What this task involves: In the data below, find each line containing the string "chart" and return it.

Available data:
★ ★ ★ ★
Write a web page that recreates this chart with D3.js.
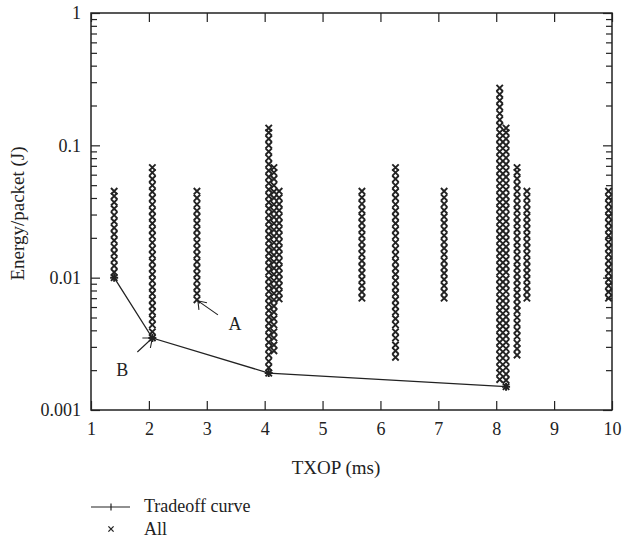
<!DOCTYPE html>
<html>
<head>
<meta charset="utf-8">
<script src="https://cdn.jsdelivr.net/npm/d3@7/dist/d3.min.js"></script>
<style>
  html, body { margin: 0; padding: 0; background: #fff; }
  svg { display: block; }
  text { font-family: "Liberation Serif", "DejaVu Serif", serif; fill: #222; }
</style>
</head>
<body>
<svg id="chart" width="622" height="543"></svg>
<script>
// ---------------- data ----------------
const xTicks = [1, 2, 3, 4, 5, 6, 7, 8, 9, 10];
const yTicks = [0.001, 0.01, 0.1, 1];
const yTickLabels = ["0.001", "0.01", "0.1", "1"];

// TXOP (ms) of each column of "All" points
const allTxop = [1.40, 2.06, 2.83, 4.07, 4.16, 4.25, 5.68, 6.26, 7.10, 8.06, 8.17, 8.36, 8.53, 9.94];
// Energy/packet (J) of the points in each column
const allEnergy = [
  [0.0100, 0.0110, 0.0123, 0.0137, 0.0153, 0.0171, 0.0191, 0.0213, 0.0238, 0.0266, 0.0297, 0.0332, 0.0371, 0.0414, 0.0450],
  [0.0035, 0.0039, 0.0044, 0.0049, 0.0055, 0.0061, 0.0068, 0.0076, 0.0085, 0.0095, 0.0106, 0.0118, 0.0132, 0.0148, 0.0165, 0.0184, 0.0206, 0.0230, 0.0257, 0.0287, 0.0320, 0.0358, 0.0400, 0.0446, 0.0498, 0.0557, 0.0622, 0.0680],
  [0.0068, 0.0076, 0.0085, 0.0095, 0.0106, 0.0118, 0.0132, 0.0148, 0.0165, 0.0184, 0.0206, 0.0230, 0.0257, 0.0287, 0.0320, 0.0358, 0.0400, 0.0450],
  [0.0019, 0.00209, 0.00233, 0.00261, 0.00291, 0.00325, 0.00363, 0.00406, 0.00453, 0.00506, 0.00565, 0.00631, 0.00705, 0.00788, 0.0088, 0.0098, 0.0110, 0.0123, 0.0137, 0.0153, 0.0171, 0.0191, 0.0213, 0.0238, 0.0266, 0.0297, 0.0332, 0.0371, 0.0414, 0.0463, 0.0517, 0.0577, 0.0645, 0.0720, 0.0804, 0.0898, 0.1003, 0.112, 0.125, 0.135],
  [0.0028, 0.0031, 0.0035, 0.0039, 0.0044, 0.0049, 0.0055, 0.0061, 0.0068, 0.0076, 0.0085, 0.0095, 0.0106, 0.0118, 0.0132, 0.0148, 0.0165, 0.0184, 0.0206, 0.0230, 0.0257, 0.0287, 0.0320, 0.0358, 0.0400, 0.0446, 0.0498, 0.0557, 0.0622, 0.0680],
  [0.0069, 0.0077, 0.0086, 0.0096, 0.0107, 0.0119, 0.0133, 0.0149, 0.0166, 0.0185, 0.0207, 0.0231, 0.0258, 0.0288, 0.0322, 0.0360, 0.0402, 0.0450],
  [0.0070, 0.0078, 0.0087, 0.0097, 0.0108, 0.0120, 0.0134, 0.0150, 0.0167, 0.0186, 0.0208, 0.0232, 0.0259, 0.0289, 0.0323, 0.0361, 0.0403, 0.0450],
  [0.0025, 0.0028, 0.0031, 0.0035, 0.0039, 0.0044, 0.0049, 0.0055, 0.0061, 0.0068, 0.0076, 0.0085, 0.0095, 0.0106, 0.0118, 0.0132, 0.0148, 0.0165, 0.0184, 0.0206, 0.0230, 0.0257, 0.0287, 0.0320, 0.0358, 0.0400, 0.0446, 0.0498, 0.0557, 0.0622, 0.0680],
  [0.0070, 0.0078, 0.0087, 0.0097, 0.0108, 0.0120, 0.0134, 0.0150, 0.0167, 0.0186, 0.0208, 0.0232, 0.0259, 0.0289, 0.0323, 0.0361, 0.0403, 0.0450],
  [0.0017, 0.0019, 0.00209, 0.00233, 0.00261, 0.00291, 0.00325, 0.00363, 0.00406, 0.00453, 0.00506, 0.00565, 0.00631, 0.00705, 0.00788, 0.0088, 0.0098, 0.0110, 0.0123, 0.0137, 0.0153, 0.0171, 0.0191, 0.0213, 0.0238, 0.0266, 0.0297, 0.0332, 0.0371, 0.0414, 0.0463, 0.0517, 0.0577, 0.0645, 0.0720, 0.0804, 0.0898, 0.1003, 0.112, 0.125, 0.140, 0.156, 0.174, 0.195, 0.218, 0.243, 0.271],
  [0.0015, 0.00168, 0.00187, 0.00209, 0.00233, 0.00261, 0.00291, 0.00325, 0.00363, 0.00406, 0.00453, 0.00506, 0.00565, 0.00631, 0.00705, 0.00788, 0.0088, 0.0098, 0.0110, 0.0123, 0.0137, 0.0153, 0.0171, 0.0191, 0.0213, 0.0238, 0.0266, 0.0297, 0.0332, 0.0371, 0.0414, 0.0463, 0.0517, 0.0577, 0.0645, 0.0720, 0.0804, 0.0898, 0.1003, 0.112, 0.125, 0.135],
  [0.0026, 0.0029, 0.0032, 0.0036, 0.0040, 0.0045, 0.0050, 0.0056, 0.0062, 0.0069, 0.0077, 0.0086, 0.0096, 0.0107, 0.0119, 0.0133, 0.0149, 0.0166, 0.0185, 0.0207, 0.0231, 0.0258, 0.0288, 0.0322, 0.0360, 0.0402, 0.0449, 0.0501, 0.0560, 0.0625, 0.0680],
  [0.0070, 0.0078, 0.0087, 0.0097, 0.0108, 0.0120, 0.0134, 0.0150, 0.0167, 0.0186, 0.0208, 0.0232, 0.0259, 0.0289, 0.0323, 0.0361, 0.0403, 0.0450],
  [0.0070, 0.0078, 0.0087, 0.0097, 0.0108, 0.0120, 0.0134, 0.0150, 0.0167, 0.0186, 0.0208, 0.0232, 0.0259, 0.0289, 0.0323, 0.0361, 0.0403, 0.0450]
];

// Tradeoff curve
const tradeoffTxop = [1.40, 2.06, 4.07, 8.17];
const tradeoffEnergy = [0.0100, 0.0035, 0.0019, 0.0015];

// annotations (pointing at data points)
const annotLabels = ["A", "B"];
const annotTxop = [2.83, 2.06];
const annotEnergy = [0.0068, 0.0035];

const legendLabels = ["Tradeoff curve", "All"];

// ---------------- layout ----------------
const L = 91, R = 612, T = 13, B = 410;
const ink = "#222";
const FONT = "'Liberation Serif', 'DejaVu Serif', serif";

const svg = d3.select("#chart");
const x = d3.scaleLinear().domain([1, 10]).range([L, R]);
const y = d3.scaleLog().domain([0.001, 1]).range([B, T]);

const fontSize = 18;

// bottom axis
svg.append("g").attr("transform", `translate(0,${B})`)
  .call(d3.axisBottom(x).tickValues(xTicks).tickFormat(d3.format("d")).tickSize(-9).tickPadding(12));
// top axis
svg.append("g").attr("transform", `translate(0,${T})`)
  .call(d3.axisTop(x).tickValues(xTicks).tickFormat("").tickSize(-9));
// left axis (major)
svg.append("g").attr("transform", `translate(${L},0)`)
  .call(d3.axisLeft(y).tickValues(yTicks).tickFormat((d, i) => yTickLabels[i]).tickSize(-9).tickPadding(10));
// minor ticks
const minor = y.ticks().filter(v => !yTicks.some(t => Math.abs(t - v) < 1e-12));
svg.append("g").attr("transform", `translate(${L},0)`)
  .call(d3.axisLeft(y).tickValues(minor).tickFormat("").tickSize(-6));
svg.append("g").attr("transform", `translate(${R},0)`)
  .call(d3.axisRight(y).tickValues(minor).tickFormat("").tickSize(-6));
svg.append("g").attr("transform", `translate(${R},0)`)
  .call(d3.axisRight(y).tickValues(yTicks).tickFormat("").tickSize(-9));

svg.selectAll(".domain").remove();
svg.selectAll("g").attr("font-family", FONT);
svg.selectAll(".tick line").attr("stroke", ink).attr("stroke-width", 1.2);
svg.selectAll(".tick text").attr("font-size", fontSize)
  .attr("font-family", FONT).attr("fill", ink);

// frame
svg.append("rect").attr("x", L).attr("y", T).attr("width", R - L).attr("height", B - T)
  .attr("fill", "none").attr("stroke", ink).attr("stroke-width", 1.5);

// axis titles
svg.append("text").attr("x", 336).attr("y", 474).attr("font-family", FONT)
  .attr("text-anchor", "middle").attr("font-size", fontSize + 1).text("TXOP (ms)");
svg.append("text").attr("transform", `translate(24,${(T + B) / 2 + 2}) rotate(-90)`)
  .attr("font-family", FONT)
  .attr("text-anchor", "middle").attr("font-size", fontSize + 1).text("Energy/packet (J)");

// "All" points
const xPath = s => `M${-s},${-s}L${s},${s}M${-s},${s}L${s},${-s}`;
const pts = [];
allTxop.forEach((t, i) => allEnergy[i].forEach(e => pts.push([t, e])));
svg.append("g").selectAll("path").data(pts).join("path")
  .attr("transform", d => `translate(${x(d[0])},${y(d[1])})`)
  .attr("d", xPath(3.2))
  .attr("fill", "none").attr("stroke", ink).attr("stroke-width", 1.9);

// tradeoff curve
const tradeoff = tradeoffTxop.map((t, i) => [t, tradeoffEnergy[i]]);
svg.append("path").datum(tradeoff)
  .attr("d", d3.line().x(d => x(d[0])).y(d => y(d[1])))
  .attr("fill", "none").attr("stroke", ink).attr("stroke-width", 1.3);
svg.append("g").selectAll("path").data(tradeoff).join("path")
  .attr("transform", d => `translate(${x(d[0])},${y(d[1])})`)
  .attr("d", "M-4,0L4,0M0,-4L0,4")
  .attr("fill", "none").attr("stroke", ink).attr("stroke-width", 2);

// annotations
const annotCfg = [
  { start: [20, 14], wings: [[9, 2], [1, 9]], text: [37, 29], tip: [1, 1] },
  { start: [-15, 14], wings: [[-10, 0], [-2, 10]], text: [-30, 38], tip: [0, 0] }
];
annotLabels.forEach((lab, i) => {
  const c = annotCfg[i];
  const tx = x(annotTxop[i]) + c.tip[0], ty = y(annotEnergy[i]) + c.tip[1];
  const g = svg.append("g");
  g.append("path")
    .attr("d", `M${tx + c.start[0]},${ty + c.start[1]}L${tx},${ty}` +
      `M${tx + c.wings[0][0]},${ty + c.wings[0][1]}L${tx},${ty}L${tx + c.wings[1][0]},${ty + c.wings[1][1]}`)
    .attr("fill", "none").attr("stroke", ink).attr("stroke-width", 1.1);
  g.append("text").attr("x", tx + c.text[0]).attr("y", ty + c.text[1]).attr("font-family", FONT)
    .attr("text-anchor", "middle").attr("font-size", fontSize).text(lab);
});

// legend
const lg = svg.append("g");
lg.append("line").attr("x1", 91).attr("x2", 130).attr("y1", 507).attr("y2", 507)
  .attr("stroke", ink).attr("stroke-width", 1.2);
lg.append("line").attr("x1", 111).attr("x2", 111).attr("y1", 503.5).attr("y2", 510.5)
  .attr("stroke", ink).attr("stroke-width", 1.2);
lg.append("path").attr("transform", "translate(111,529)").attr("d", xPath(2.6))
  .attr("fill", "none").attr("stroke", ink).attr("stroke-width", 1.3);
legendLabels.forEach((t, i) => {
  lg.append("text").attr("x", 144).attr("y", 512 + i * 23).attr("font-family", FONT)
    .attr("font-size", fontSize).text(t);
});
</script>
</body>
</html>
★ ★ ★ ★
Completed task:
Write a web page that recreates this chart with D3.js.
<svg id="chart" width="622" height="543"></svg>
const svg = d3.select("#chart");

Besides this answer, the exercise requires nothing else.